Everything is Continuous

# The pain

As the Ops team grew and Devs teams grew, it became a recurrent task to be asked by the Ops team to test infrastructural changes.

This didn’t use to be a problem, the teams were smaller, we had less features and the infrastructure was much simpler but they became a blocker for both teams as they have to be working simultaneously on the same task.

Even though we have Unit Tests, Integration Tests, Acceptance Tests and Smoke Tests and they run every time there is a new build (Continuous Integration) we feel the pain of infrastructural changes as these tests are not run for every change done by the Ops team.

Also, Ops working with every single Dev team made the problem even more serious with Dev teams becoming blocked due to the infrastructural work of other Dev teams which might not be related as well as Ops being used as a shared resource.

Even when both teams are synced to test a change there isn’t the knowledge on the Ops side to know how much testing is enough. This is due to the fast pace of development and Ops needing to be up to date with the knowledge of how the features work - this is a nice problem to have but needs to be solved.

Metaphorical wall between devs and ops..

Metaphorical wall between devs and ops..

# Our idea

In a perfect scenario we would have enough people on the Ops side so that they can run side by side with Dev and be up to date with feature changes but that doesn’t happen and we can’t expect Ops to know every single feature and application.
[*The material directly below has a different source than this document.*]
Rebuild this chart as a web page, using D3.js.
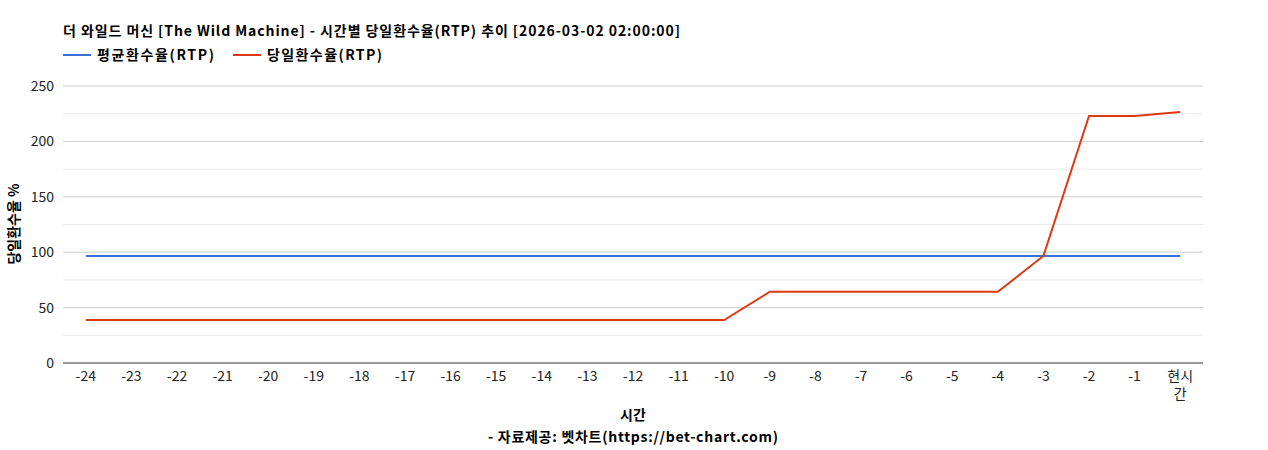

So a second option is making this as automated as possible to make problems be caught fast as they do on the Dev side but without having Ops do extra work.

Our solution for this was adding infrastructure to the continous delivery system but as we don’t need to know when these changes are done we use an active wait to run the necessary tests.

TL;DR: We made Smoke tests more concise, running continuously over fixed periods of time and easily accessible by everyone.


Make it visible as fast as possible

How we got there

A common scenario to test infrastructure would be running Smoke Tests to make sure the end to end path for a feature works. In my current team, it would be something like Downloading a music album or Streaming a track.

Reviewing the current tests there were some issues trying to simplify and slim down the tests:

Large number of Smoke tests - Might be a smell that the application is trying to do too much and it will also slow down the overall time to assess the state of the application.

Ambiguity between Smoke tests and Acceptance tests - a Smoke test is a feature/edge case with a happy path. In my opinion, a Smoke test is a specific type of Acceptance test. Smoke tests shouldn’t do tests for parameter validation, missing data or other types of test that require very specific set-up. Even worse, having a specific set-up for Production Smoke tests means we’ll have static test data as we don’t want dynamic test set-ups in that environment.

Slowness to test - If we already have Smoke tests down to a minimum but running the suite still feels slower than it should then maybe it is a performance issue. Is the performance being tracked?

Using Continuous Integration software for Smoke tests means that Ops has to use yet another tool. They should be able to have information about the state of an application without needing to go to the team.

Configuration is within the application - It is not obvious that if an application’s stack is changed that we can try to Smoke test that variation without a new build.

Status of Ops changes is not visible - Until an environment’s Acceptance and Smoke tests are run, there is no information about external changes. This actually makes us lose the advantages of Continuous Integration and move closer to the concept of a Nightly Build…


Measure it before changing it

Some simple steps that are being done to try and fix it:

Review all Acceptance and Smoke tests to make sure they don’t overlap and that only essential Smoke tests are being performed.

Host information should be available in the runner so new variations can be tested within minutes. This also makes a case for keeping configuration outside a build.

Continuous run of Smoke tests in every environment including Production - it would be useful to know when a specific path breaks while working, giving all teams information about the stack as a whole.

Visibility of Smoke tests results - Moving closer to the concept of a status dashboard, the smoke tests should be able to be checked through an API and screen by all teams.

The increasing number of metrics being kept - Measuring API responses and number of errors will provide more information about response times, error baselines and more.


David Bowie knows about changes

What we have so far:

Ops changes can be more aggressive, they don’t have to wait and we’re not afraid to fail as this is done quickly and very early in the infrastructure.

This isn’t new but it was good to bridge concepts from the Dev team into the whole of the stack and it has allowed us to move faster to bring more servers up and add new tools without hurting current infrastructural dependencies.